*Stated goal*. Every line below that holds the string "matplotlib" should be copied out.

:::

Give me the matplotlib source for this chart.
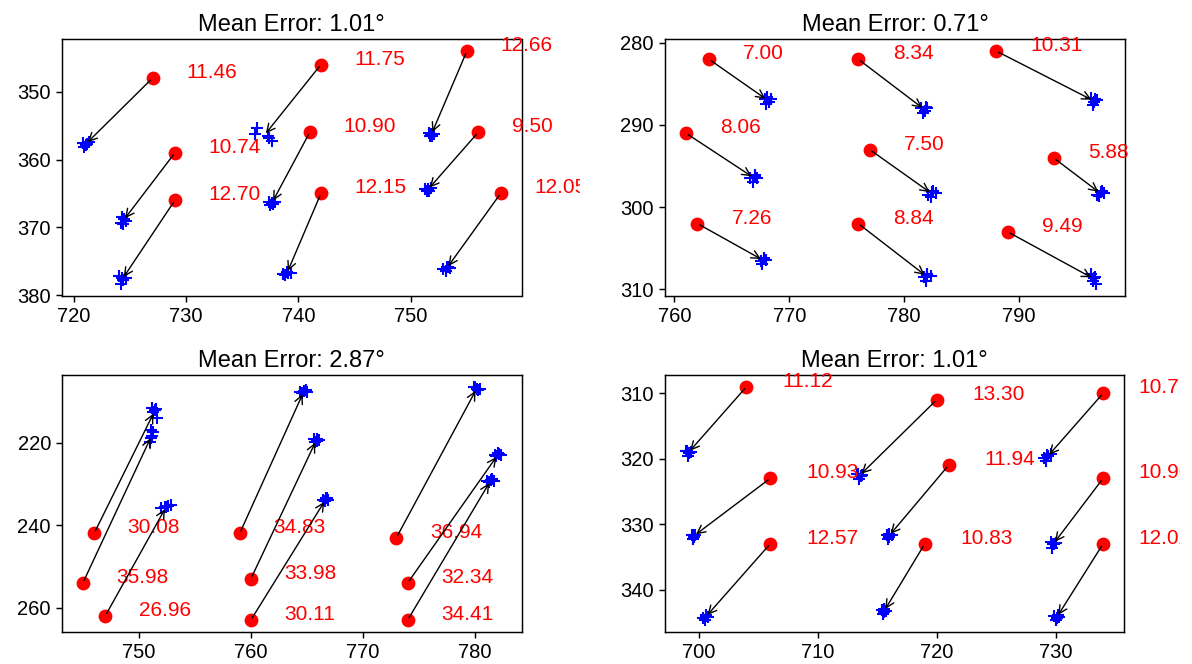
import numpy as np
import matplotlib.pyplot as plt
from matplotlib.ticker import MultipleLocator
from matplotlib.transforms import Bbox, TransformedBbox

plt.rcParams['font.family'] = ['Liberation Sans', 'DejaVu Sans']
plt.rcParams['font.size'] = 14.5
plt.rcParams['axes.linewidth'] = 1.05
plt.rcParams['xtick.major.size'] = 4.5
plt.rcParams['ytick.major.size'] = 4.5
plt.rcParams['xtick.major.width'] = 1.05
plt.rcParams['ytick.major.width'] = 1.05

# Panel titles
titles = ["Mean Error: 1.01°", "Mean Error: 0.71°", "Mean Error: 2.87°", "Mean Error: 1.01°"]

# Predicted points (red dots) and their error values
pred_1 = [(727, 348), (742, 346), (755, 344), (729, 359), (741, 356), (756, 356), (729, 366), (742, 365), (758, 365)]
err_1 = [11.46, 11.75, 12.66, 10.74, 10.90, 9.50, 12.70, 12.15, 12.05]
pred_2 = [(763, 282), (776, 282), (788, 281), (761, 291), (777, 293), (793, 294), (762, 302), (776, 302), (789, 303)]
err_2 = [7.00, 8.34, 10.31, 8.06, 7.50, 5.88, 7.26, 8.84, 9.49]
pred_3 = [(746, 242), (745, 254), (747, 262), (759, 242), (760, 253), (760, 263), (773, 243), (774, 254), (774, 263)]
err_3 = [30.08, 35.98, 26.96, 34.83, 33.98, 30.11, 36.94, 32.34, 34.41]
pred_4 = [(704, 309), (720, 311), (734, 310), (706, 323), (721, 321), (734, 323), (706, 333), (719, 333), (734, 333)]
err_4 = [11.12, 13.30, 10.75, 10.93, 11.94, 10.96, 12.57, 10.83, 12.02]

# Ground truth samples (blue crosses), one group per predicted point
true_1 = [
    [(720.8, 357.5), (721.1, 357.9), (721.3, 357.4), (720.9, 358.1), (721.2, 357.7)],
    [(736.3, 355.3), (736.1, 356.2), (737.3, 356.6), (737.6, 357.3), (737.4, 356.9)],
    [(751.6, 356.1), (751.9, 356.5), (752.1, 356.2), (751.7, 356.6), (751.8, 356.3)],
    [(724.3, 368.5), (724.6, 369.0), (724.2, 369.3), (724.5, 368.7), (724.4, 369.5)],
    [(737.4, 366.2), (737.7, 366.6), (737.9, 366.3), (737.5, 366.7), (737.6, 366.4)],
    [(751.3, 364.3), (751.6, 364.6), (751.8, 364.2), (751.4, 364.7), (751.5, 364.4)],
    [(724.0, 377.2), (724.3, 377.5), (724.6, 377.4), (724.2, 378.4), (724.4, 377.8)],
    [(738.6, 376.9), (739.0, 376.6), (739.3, 376.8), (738.8, 377.0), (739.1, 376.7)],
    [(752.9, 376.1), (753.2, 375.8), (753.5, 376.0), (753.1, 376.4), (753.3, 375.9)],
]
true_2 = [
    [(767.9, 286.8), (768.2, 287.2), (768.4, 286.9), (768.0, 287.5), (768.1, 286.6)],
    [(781.5, 287.9), (781.8, 288.3), (782.0, 288.0), (781.6, 288.6), (781.9, 287.8)],
    [(796.3, 286.7), (796.5, 287.2), (796.8, 287.0), (796.4, 287.6), (796.6, 286.9)],
    [(766.6, 296.5), (767.0, 296.1), (767.2, 296.4), (766.8, 296.9), (767.0, 296.3)],
    [(782.1, 298.5), (782.5, 298.1), (782.8, 298.3), (782.3, 298.8), (782.4, 298.2)],
    [(796.8, 298.5), (797.1, 298.2), (797.4, 298.3), (797.0, 298.6), (797.2, 298.1)],
    [(767.5, 306.6), (767.8, 306.2), (768.0, 306.4), (767.6, 306.9), (767.8, 306.3)],
    [(781.7, 308.5), (782.0, 308.1), (782.3, 308.4), (781.9, 309.0), (782.0, 308.3)],
    [(796.3, 308.1), (796.5, 308.6), (796.7, 309.4), (796.4, 309.0), (796.6, 308.5)],
]
true_3 = [
    [(751.2, 211.5), (751.4, 212.0), (751.6, 213.9), (751.3, 212.5), (751.5, 211.8)],
    [(751.1, 217.0), (751.2, 218.3), (751.0, 219.8), (751.3, 217.5), (751.1, 218.8)],
    [(752.0, 235.9), (752.3, 235.5), (752.6, 235.3), (752.9, 235.2), (752.4, 235.7)],
    [(764.4, 207.8), (764.7, 207.4), (765.0, 207.6), (764.6, 208.0), (764.9, 207.3)],
    [(765.6, 219.0), (765.9, 219.6), (766.1, 219.3), (765.7, 219.9), (765.9, 219.2)],
    [(766.4, 233.9), (766.7, 233.5), (766.9, 233.8), (766.6, 234.2), (766.8, 233.4)],
    [(779.9, 206.4), (780.2, 207.0), (780.5, 206.9), (780.0, 206.6), (780.3, 207.2)],
    [(781.8, 223.0), (782.1, 222.6), (782.3, 222.9), (781.9, 223.3), (782.2, 222.7)],
    [(781.1, 229.4), (781.4, 229.0), (781.7, 229.2), (781.3, 229.6), (781.5, 228.9)],
]
true_4 = [
    [(698.9, 318.8), (699.2, 319.2), (699.1, 319.6), (699.0, 318.9), (699.3, 319.0)],
    [(713.3, 322.3), (713.6, 322.7), (713.5, 323.1), (713.4, 322.4), (713.7, 322.5)],
    [(729.0, 319.9), (729.3, 319.5), (729.6, 319.3), (729.2, 320.3), (729.4, 319.6)],
    [(699.4, 331.6), (699.6, 332.0), (699.7, 331.7), (699.5, 332.2), (699.6, 331.6)],
    [(715.8, 331.6), (716.0, 332.0), (716.2, 331.7), (715.9, 332.3), (716.0, 331.5)],
    [(729.6, 332.7), (729.8, 333.1), (730.0, 332.9), (729.7, 333.6), (729.9, 333.0)],
    [(700.3, 344.3), (700.6, 344.0), (700.8, 344.2), (700.5, 344.6), (700.6, 343.9)],
    [(715.4, 343.1), (715.6, 343.5), (715.7, 343.3), (715.5, 343.8), (715.6, 343.0)],
    [(729.9, 344.0), (730.1, 344.4), (730.3, 344.2), (730.0, 344.7), (730.2, 343.9)],
]

panels = [(pred_1, err_1, true_1), (pred_2, err_2, true_2),
          (pred_3, err_3, true_3), (pred_4, err_4, true_4)]

# tick spacing on the y axis of each panel (x is always 10)
y_steps = [10, 10, 20, 10]

W, H = 1192, 664
fig = plt.figure(figsize=(W / 100, H / 100), dpi=100)

# axes boxes in pixels: left, top, right, bottom
boxes = [(62, 39.3, 521.5, 296), (665, 39.3, 1125, 296),
         (62, 375, 521.5, 631.7), (665, 375, 1124, 632)]

# the error labels get cut off at the edge of each column
clip_left = TransformedBbox(Bbox([[0, 0], [580 / W, 1]]), fig.transFigure)
clip_right = TransformedBbox(Bbox([[0, 0], [1180 / W, 1]]), fig.transFigure)

for i, (pred, err, true) in enumerate(panels):
    l, t, r, b = boxes[i]
    ax = fig.add_axes([l / W, 1 - b / H, (r - l) / W, (b - t) / H])
    pred = np.array(pred, dtype=float)
    for grp in true:
        g = np.array(grp)
        ax.plot(g[:, 0], g[:, 1], '+', color='blue', ms=8.5, mew=1.5)
    ax.scatter(pred[:, 0], pred[:, 1], color='red', s=80, zorder=2)
    for (px, py), e, grp in zip(pred, err, true):
        mx, my = np.array(grp).mean(axis=0)
        ax.annotate('', xy=(mx, my), xytext=(px, py),
                    arrowprops=dict(arrowstyle='->', color='black', lw=1.0))
        txt = ax.text(px + 3, py, f'{e:.2f}', color='red', fontsize=15)
        txt.set_clip_path(None)
        txt.set_clip_box(clip_left if i % 2 == 0 else clip_right)
        txt.set_clip_on(True)
    ax.invert_yaxis()
    ax.xaxis.set_major_locator(MultipleLocator(10))
    ax.yaxis.set_major_locator(MultipleLocator(y_steps[i]))
    ax.set_title(titles[i], fontsize=17)

fig.savefig('out.png', dpi=100)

:::

*The answer*.
Give me the matplotlib source for this chart.
import matplotlib.pyplot as plt
from matplotlib.ticker import MultipleLocator
from matplotlib.transforms import Bbox, TransformedBbox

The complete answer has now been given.